Os zimbabuenses fizeram o equivalente a trocar o “rei Cepo pelo rei Cegonha”? [uma referência às Fábulas de Esopo, ou a um líder passivo e outro energético porém cruel]

Quando o apelido do novo substituto de Robert Mugabe é “O Crocodilo”, isso não sugere uma pessoa agradável e calorosa comprometida com a democracia, os direitos humanos, a honestidade no governo e a reforma econômica. Na verdade, parece ser mais um golpe palaciano quando Emmerson Mnangagwa, há muito tempo um apoiador de Mugabe e vice-presidente, decidiu agir após Mugabe, de 93 anos, demiti-lo e ter tentado instalar sua esposa Grace Mugabe como seu sucessor. Parecia que a longa e paciente espera de Mnangagwa para assumir o poder em seu próprio direito não ia vingar; então, temendo as consequências, ele rapidamente saiu do país, mas não antes de mobilizar seus próprios aliados nas forças armadas.

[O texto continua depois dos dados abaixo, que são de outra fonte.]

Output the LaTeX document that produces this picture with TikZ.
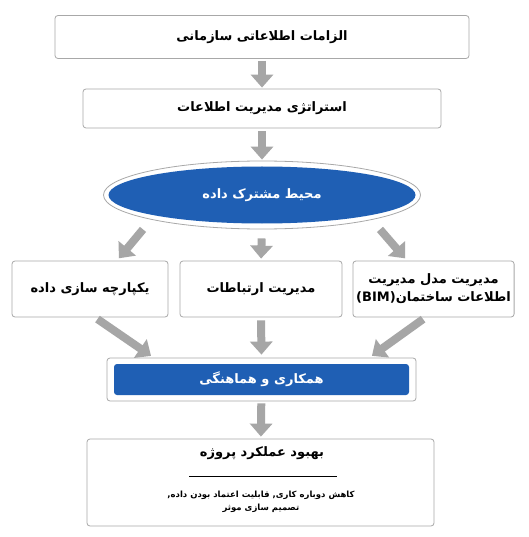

Zimbábue, Mugabe - A esposa do presidente Robert Mugabe, Grace Mugabe, e o vice-presidente Emmerson Mnangagwa participam de um encontro do principal órgão decisório do partido ZANU-PF, o Politburo, na capital de Harare, Zimbábue, em 10 de fevereiro de 2016 (Philimon Bulawayo/Reuters)
A esposa do presidente Robert Mugabe, Grace Mugabe, e o vice-presidente Emmerson Mnangagwa participam de um encontro do principal órgão decisório do partido ZANU-PF, o Politburo, na capital de Harare, Zimbábue, em 10 de fevereiro de 2016 (Philimon Bulawayo/Reuters)

Para muitos, o esforço de Mugabe para instalar sua esposa, Grace Mugabe, como seu sucessor foi a última gota. Uma cleptomaníaca com fome de poder e interesses apenas na autopromoção, ela era amplamente impopular. Mugabe manteve a alcunha de “Pai do seu país”, como o indivíduo que mudou o país do controle britânico/branco da “Rodésia” para o controle africano como “Zimbábue”.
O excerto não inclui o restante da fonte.